_PROBLEM REQUIREMENTS:_ Find every line in the records below that holds the word "with", and copy each one.

** Start of RECORDS PROVIDED **

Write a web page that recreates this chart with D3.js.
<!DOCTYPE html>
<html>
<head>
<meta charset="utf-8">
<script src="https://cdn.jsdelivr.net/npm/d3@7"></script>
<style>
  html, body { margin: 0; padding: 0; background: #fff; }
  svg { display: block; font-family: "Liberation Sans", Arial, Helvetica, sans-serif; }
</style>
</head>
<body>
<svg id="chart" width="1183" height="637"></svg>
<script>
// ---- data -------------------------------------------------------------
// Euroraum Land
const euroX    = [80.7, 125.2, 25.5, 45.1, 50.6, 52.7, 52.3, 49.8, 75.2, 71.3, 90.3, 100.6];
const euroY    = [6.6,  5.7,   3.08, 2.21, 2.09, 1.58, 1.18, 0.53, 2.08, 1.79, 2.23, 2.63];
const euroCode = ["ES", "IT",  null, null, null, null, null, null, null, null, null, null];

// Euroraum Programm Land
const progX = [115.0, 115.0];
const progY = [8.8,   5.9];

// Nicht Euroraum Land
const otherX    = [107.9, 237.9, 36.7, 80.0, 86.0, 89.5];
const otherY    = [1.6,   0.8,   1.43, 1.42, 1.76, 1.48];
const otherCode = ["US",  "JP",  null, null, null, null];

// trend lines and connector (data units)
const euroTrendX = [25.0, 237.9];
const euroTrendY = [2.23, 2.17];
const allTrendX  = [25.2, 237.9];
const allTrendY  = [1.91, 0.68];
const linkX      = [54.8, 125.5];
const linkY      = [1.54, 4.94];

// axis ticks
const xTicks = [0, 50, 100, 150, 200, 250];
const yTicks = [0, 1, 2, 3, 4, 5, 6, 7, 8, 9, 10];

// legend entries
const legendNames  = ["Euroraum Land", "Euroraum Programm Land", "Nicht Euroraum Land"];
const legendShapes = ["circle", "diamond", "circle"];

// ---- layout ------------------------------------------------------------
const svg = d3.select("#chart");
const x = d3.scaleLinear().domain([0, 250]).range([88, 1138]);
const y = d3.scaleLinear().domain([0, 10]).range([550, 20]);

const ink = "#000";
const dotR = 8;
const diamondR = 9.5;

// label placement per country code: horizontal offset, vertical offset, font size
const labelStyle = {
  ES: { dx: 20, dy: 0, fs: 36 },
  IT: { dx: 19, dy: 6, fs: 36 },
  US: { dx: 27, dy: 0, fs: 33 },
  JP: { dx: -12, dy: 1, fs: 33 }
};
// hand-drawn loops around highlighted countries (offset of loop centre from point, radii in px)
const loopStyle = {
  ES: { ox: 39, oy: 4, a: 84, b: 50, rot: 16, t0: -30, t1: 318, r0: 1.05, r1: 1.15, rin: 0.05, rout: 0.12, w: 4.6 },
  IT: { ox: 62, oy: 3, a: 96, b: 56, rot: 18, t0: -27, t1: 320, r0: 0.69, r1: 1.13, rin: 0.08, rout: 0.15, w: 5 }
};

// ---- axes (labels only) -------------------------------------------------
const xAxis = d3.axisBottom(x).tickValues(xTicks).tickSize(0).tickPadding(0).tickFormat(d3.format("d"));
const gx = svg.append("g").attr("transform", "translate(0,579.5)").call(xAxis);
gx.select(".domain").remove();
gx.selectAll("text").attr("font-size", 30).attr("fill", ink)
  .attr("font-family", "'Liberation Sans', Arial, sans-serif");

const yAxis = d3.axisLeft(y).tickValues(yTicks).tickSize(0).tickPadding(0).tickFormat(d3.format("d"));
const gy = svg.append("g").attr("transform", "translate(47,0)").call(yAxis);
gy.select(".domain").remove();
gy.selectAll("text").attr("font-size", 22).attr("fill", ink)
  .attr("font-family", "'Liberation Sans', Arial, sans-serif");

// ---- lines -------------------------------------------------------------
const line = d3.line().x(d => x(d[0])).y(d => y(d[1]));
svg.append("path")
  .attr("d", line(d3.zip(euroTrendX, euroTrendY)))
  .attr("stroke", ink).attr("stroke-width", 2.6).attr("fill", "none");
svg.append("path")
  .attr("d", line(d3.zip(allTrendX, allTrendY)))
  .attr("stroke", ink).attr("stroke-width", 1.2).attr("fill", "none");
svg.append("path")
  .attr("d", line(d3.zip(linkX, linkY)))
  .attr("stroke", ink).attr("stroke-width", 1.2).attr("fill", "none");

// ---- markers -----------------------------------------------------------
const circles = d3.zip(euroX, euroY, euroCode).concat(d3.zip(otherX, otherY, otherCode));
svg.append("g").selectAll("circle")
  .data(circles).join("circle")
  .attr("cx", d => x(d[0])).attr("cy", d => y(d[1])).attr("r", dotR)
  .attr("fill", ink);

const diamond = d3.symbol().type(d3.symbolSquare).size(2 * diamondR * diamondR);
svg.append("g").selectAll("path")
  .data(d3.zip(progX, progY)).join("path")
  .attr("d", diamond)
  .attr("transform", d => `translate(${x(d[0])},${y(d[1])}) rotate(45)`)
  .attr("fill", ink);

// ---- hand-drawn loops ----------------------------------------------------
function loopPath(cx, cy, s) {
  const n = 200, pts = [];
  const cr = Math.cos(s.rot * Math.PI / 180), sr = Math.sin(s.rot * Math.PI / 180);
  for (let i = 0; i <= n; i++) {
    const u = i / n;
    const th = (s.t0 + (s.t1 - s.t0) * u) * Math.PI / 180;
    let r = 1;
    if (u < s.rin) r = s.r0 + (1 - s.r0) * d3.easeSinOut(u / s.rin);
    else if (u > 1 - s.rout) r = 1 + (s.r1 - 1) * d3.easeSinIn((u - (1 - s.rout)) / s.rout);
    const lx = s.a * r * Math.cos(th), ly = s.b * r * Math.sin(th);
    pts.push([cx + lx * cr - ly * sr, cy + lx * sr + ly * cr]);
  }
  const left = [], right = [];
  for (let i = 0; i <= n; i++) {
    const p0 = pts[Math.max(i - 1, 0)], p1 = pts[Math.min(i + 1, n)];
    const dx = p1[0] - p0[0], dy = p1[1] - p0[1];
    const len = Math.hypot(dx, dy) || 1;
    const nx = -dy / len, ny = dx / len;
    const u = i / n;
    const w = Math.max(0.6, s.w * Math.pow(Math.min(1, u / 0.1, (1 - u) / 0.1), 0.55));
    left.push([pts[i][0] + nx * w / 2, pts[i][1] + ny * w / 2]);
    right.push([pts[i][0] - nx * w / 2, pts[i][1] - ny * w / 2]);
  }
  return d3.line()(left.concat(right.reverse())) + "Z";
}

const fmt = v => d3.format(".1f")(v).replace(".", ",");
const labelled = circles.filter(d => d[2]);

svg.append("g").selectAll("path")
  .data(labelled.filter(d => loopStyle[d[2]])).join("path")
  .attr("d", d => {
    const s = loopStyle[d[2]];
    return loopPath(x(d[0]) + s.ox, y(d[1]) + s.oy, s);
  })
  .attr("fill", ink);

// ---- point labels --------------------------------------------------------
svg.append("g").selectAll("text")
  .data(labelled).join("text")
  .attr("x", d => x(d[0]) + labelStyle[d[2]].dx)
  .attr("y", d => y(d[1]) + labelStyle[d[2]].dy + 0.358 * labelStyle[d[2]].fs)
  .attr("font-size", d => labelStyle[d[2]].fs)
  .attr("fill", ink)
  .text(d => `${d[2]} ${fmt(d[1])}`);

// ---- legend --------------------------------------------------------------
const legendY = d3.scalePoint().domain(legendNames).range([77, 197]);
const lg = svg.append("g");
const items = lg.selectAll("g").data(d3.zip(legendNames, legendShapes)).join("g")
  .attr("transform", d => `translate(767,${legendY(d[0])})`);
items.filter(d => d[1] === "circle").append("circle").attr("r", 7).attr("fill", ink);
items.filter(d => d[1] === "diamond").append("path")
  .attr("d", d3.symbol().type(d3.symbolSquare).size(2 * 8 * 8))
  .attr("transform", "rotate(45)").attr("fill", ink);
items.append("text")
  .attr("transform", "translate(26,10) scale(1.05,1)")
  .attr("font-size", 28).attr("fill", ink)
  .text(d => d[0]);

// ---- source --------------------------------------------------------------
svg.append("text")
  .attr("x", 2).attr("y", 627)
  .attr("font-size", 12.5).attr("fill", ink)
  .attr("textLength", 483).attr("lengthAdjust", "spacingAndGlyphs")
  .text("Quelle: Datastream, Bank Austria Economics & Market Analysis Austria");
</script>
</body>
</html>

** End of RECORDS PROVIDED **
** Start of RECORDS PROVIDED **

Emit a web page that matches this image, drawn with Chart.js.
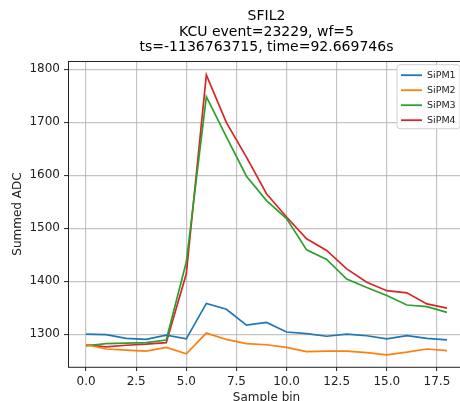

** End of RECORDS PROVIDED **

_EXERCISE SOLUTION:_
Write a web page that recreates this chart with D3.js.
Emit a web page that matches this image, drawn with Chart.js.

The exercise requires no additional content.